In any case, if you use such constructs you should always be very clear in what the should achieve, document well, and fight against the temptation to obfuscate your code.
A macro is just like a text replacement definition.
These essential differences that come into my mind are:
It must not be function-like. I mean it must not necessarily contain some consistent set of brackets for example.
It can be used elsewhere. Like in a class declaration scope or even in the global scope.

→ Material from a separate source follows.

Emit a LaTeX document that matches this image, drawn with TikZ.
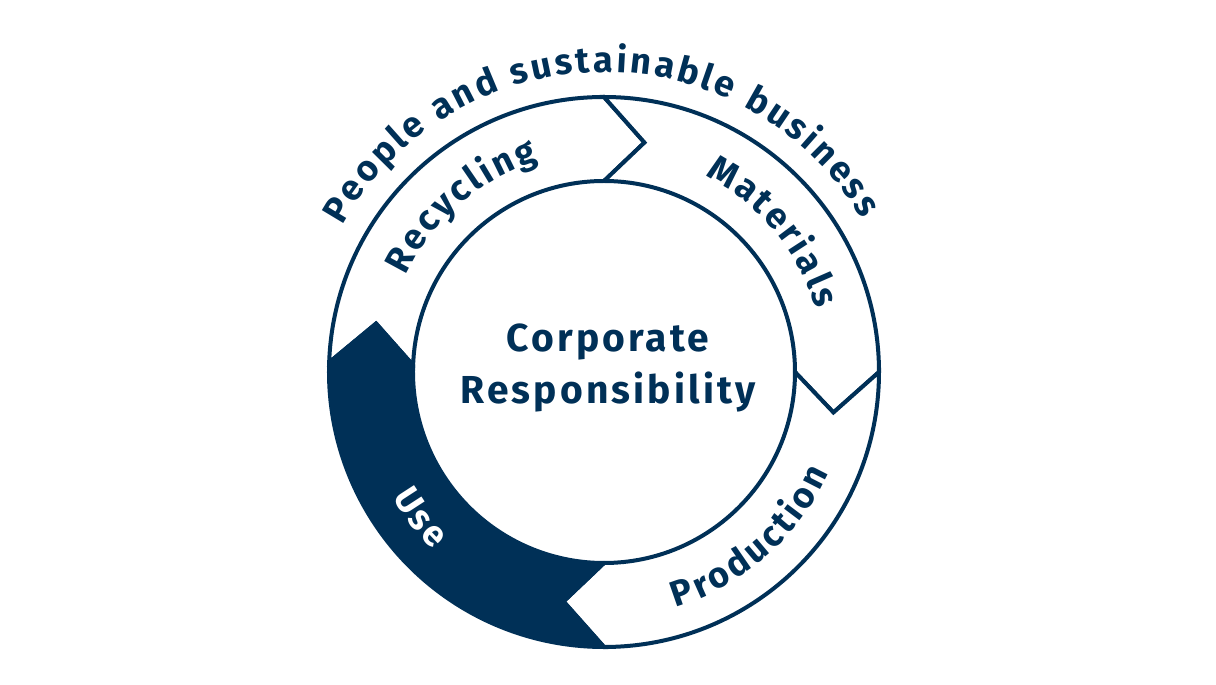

So it must not be in the scope of another function.
You must use them if you want to perform actions that are impossible to be performed using functions:
initializing complicated tables (makes core more readable)
ease declaration of some special members like event IDs or tag classes (used a lot in MFC IMPLEMENT_DYNAMIC)
squeeze repetitive declarations at the beginning of functions
the already mentioned use of __LINE__, __FILE__, ... for logging
#include <stdio.h>
#define sq(x) x*x
int main()
{
printf("%d", sq(2+1));
printf("%d", sq(2+5));
return 0;
}
The output for this code are 5 and 17. Macros expand textually. Its not like functions.
Explanation for this example:
sq(2+1) = 2+1*2+1 = 2+2+1 = 5
sq(2+5) = 2+5*2+5 = 2+10+5 = 17
I would add two uses:
MIN and MAX, until C++0x, because the return type had to be declared by hand, mixed min and max as inlined functions would have been nightmarish, while a simple macro did it in the blink of an eye.
privacy: you can always undef the macro before exiting your header, you cannot "undeclare" an inline function (or another symbol). This is due to the absence of proper modularity in C and C++ languages.